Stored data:
[Begin]
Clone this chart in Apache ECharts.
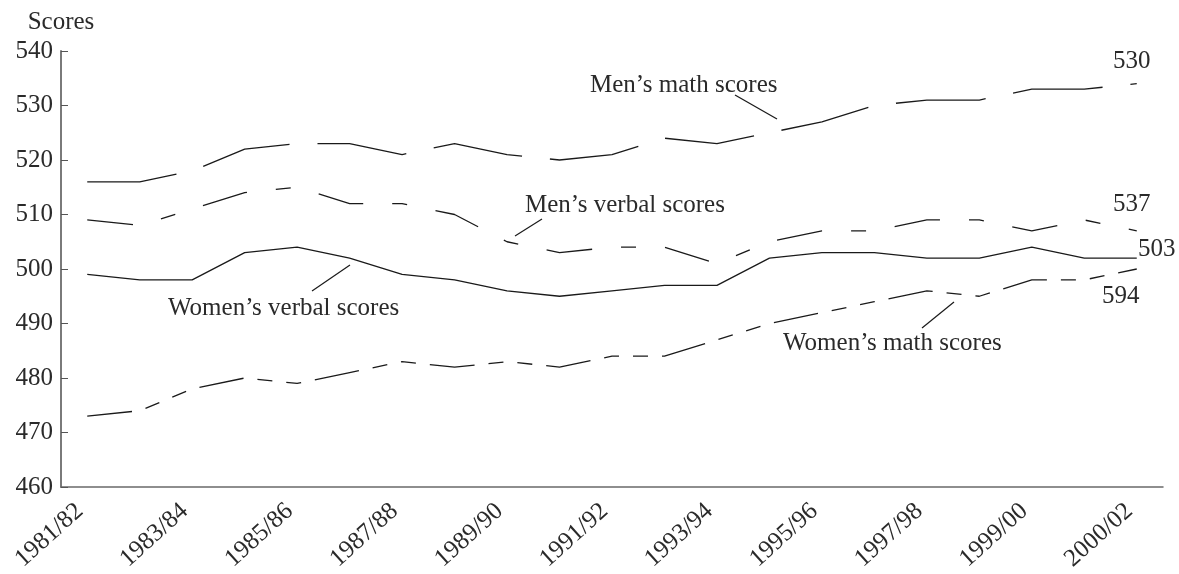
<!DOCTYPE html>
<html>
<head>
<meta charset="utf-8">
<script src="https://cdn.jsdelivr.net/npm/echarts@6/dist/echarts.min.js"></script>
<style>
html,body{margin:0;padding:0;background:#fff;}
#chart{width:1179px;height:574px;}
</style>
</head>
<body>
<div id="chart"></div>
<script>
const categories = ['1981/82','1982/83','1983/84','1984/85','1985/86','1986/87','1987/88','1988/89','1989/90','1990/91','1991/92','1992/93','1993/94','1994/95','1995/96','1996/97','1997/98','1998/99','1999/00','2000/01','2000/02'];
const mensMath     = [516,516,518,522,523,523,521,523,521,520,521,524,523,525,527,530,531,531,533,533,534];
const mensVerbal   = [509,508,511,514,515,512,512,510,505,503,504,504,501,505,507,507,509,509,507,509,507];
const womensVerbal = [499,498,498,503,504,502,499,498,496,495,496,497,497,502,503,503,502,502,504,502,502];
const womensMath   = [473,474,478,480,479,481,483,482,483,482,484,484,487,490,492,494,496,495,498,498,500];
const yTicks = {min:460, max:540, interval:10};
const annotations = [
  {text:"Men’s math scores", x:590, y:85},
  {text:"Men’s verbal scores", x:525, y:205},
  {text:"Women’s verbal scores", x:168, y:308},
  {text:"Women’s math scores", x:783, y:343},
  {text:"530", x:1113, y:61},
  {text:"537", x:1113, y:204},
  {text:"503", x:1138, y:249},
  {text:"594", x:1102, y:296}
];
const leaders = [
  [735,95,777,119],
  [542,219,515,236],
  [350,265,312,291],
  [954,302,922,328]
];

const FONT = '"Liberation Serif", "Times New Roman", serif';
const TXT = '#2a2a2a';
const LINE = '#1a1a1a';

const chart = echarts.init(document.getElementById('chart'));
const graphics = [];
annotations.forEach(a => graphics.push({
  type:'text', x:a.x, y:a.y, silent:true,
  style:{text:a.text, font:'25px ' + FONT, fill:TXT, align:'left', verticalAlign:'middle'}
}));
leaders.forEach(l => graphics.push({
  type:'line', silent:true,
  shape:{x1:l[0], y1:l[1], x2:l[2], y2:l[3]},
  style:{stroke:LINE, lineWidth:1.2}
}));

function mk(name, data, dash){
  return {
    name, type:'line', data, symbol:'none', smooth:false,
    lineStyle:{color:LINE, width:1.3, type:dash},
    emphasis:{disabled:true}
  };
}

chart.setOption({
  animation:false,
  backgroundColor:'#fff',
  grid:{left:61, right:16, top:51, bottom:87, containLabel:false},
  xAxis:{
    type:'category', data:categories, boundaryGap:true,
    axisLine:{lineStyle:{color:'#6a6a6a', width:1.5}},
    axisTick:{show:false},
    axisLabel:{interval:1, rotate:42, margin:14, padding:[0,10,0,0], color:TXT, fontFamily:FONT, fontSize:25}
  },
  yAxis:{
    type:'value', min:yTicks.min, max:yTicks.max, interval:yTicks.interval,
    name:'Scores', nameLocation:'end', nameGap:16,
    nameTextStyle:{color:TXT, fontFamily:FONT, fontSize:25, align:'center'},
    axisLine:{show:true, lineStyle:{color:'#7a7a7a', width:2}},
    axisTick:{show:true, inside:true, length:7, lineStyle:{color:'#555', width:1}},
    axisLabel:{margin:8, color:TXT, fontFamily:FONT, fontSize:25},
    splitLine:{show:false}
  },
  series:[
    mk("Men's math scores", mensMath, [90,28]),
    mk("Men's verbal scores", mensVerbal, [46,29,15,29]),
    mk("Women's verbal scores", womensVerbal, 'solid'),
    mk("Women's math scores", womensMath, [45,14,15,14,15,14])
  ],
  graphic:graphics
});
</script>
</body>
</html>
[End]
[Begin]
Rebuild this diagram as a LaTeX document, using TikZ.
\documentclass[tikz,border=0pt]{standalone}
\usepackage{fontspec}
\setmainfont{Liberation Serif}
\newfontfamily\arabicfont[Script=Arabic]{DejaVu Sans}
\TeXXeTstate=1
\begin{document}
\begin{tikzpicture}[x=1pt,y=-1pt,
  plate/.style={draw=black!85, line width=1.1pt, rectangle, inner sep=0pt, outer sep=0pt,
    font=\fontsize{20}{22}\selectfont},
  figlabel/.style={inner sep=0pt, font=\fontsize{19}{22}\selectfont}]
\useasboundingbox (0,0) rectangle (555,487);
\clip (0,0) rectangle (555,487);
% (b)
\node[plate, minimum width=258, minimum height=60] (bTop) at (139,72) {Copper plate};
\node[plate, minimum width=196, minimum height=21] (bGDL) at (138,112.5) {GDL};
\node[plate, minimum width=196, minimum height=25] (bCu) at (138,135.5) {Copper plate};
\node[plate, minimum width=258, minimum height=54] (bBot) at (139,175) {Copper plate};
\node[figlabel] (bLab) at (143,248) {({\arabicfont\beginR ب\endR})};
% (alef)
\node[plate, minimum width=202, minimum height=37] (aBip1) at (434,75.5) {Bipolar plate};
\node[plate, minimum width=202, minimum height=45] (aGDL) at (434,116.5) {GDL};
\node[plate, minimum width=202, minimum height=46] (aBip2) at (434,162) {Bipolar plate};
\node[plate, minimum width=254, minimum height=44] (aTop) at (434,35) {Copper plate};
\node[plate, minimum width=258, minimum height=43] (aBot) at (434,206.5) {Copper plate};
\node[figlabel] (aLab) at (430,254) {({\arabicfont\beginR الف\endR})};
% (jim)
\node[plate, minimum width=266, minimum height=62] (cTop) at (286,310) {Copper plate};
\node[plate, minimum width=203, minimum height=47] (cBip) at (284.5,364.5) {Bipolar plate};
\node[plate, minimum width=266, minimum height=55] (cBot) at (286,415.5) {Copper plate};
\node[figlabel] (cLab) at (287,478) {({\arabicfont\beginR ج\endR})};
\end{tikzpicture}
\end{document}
[End]
Goal
Look through the data and gather every line with the string "this" in it.

Response to the task
Clone this chart in Apache ECharts.
Rebuild this diagram as a LaTeX document, using TikZ.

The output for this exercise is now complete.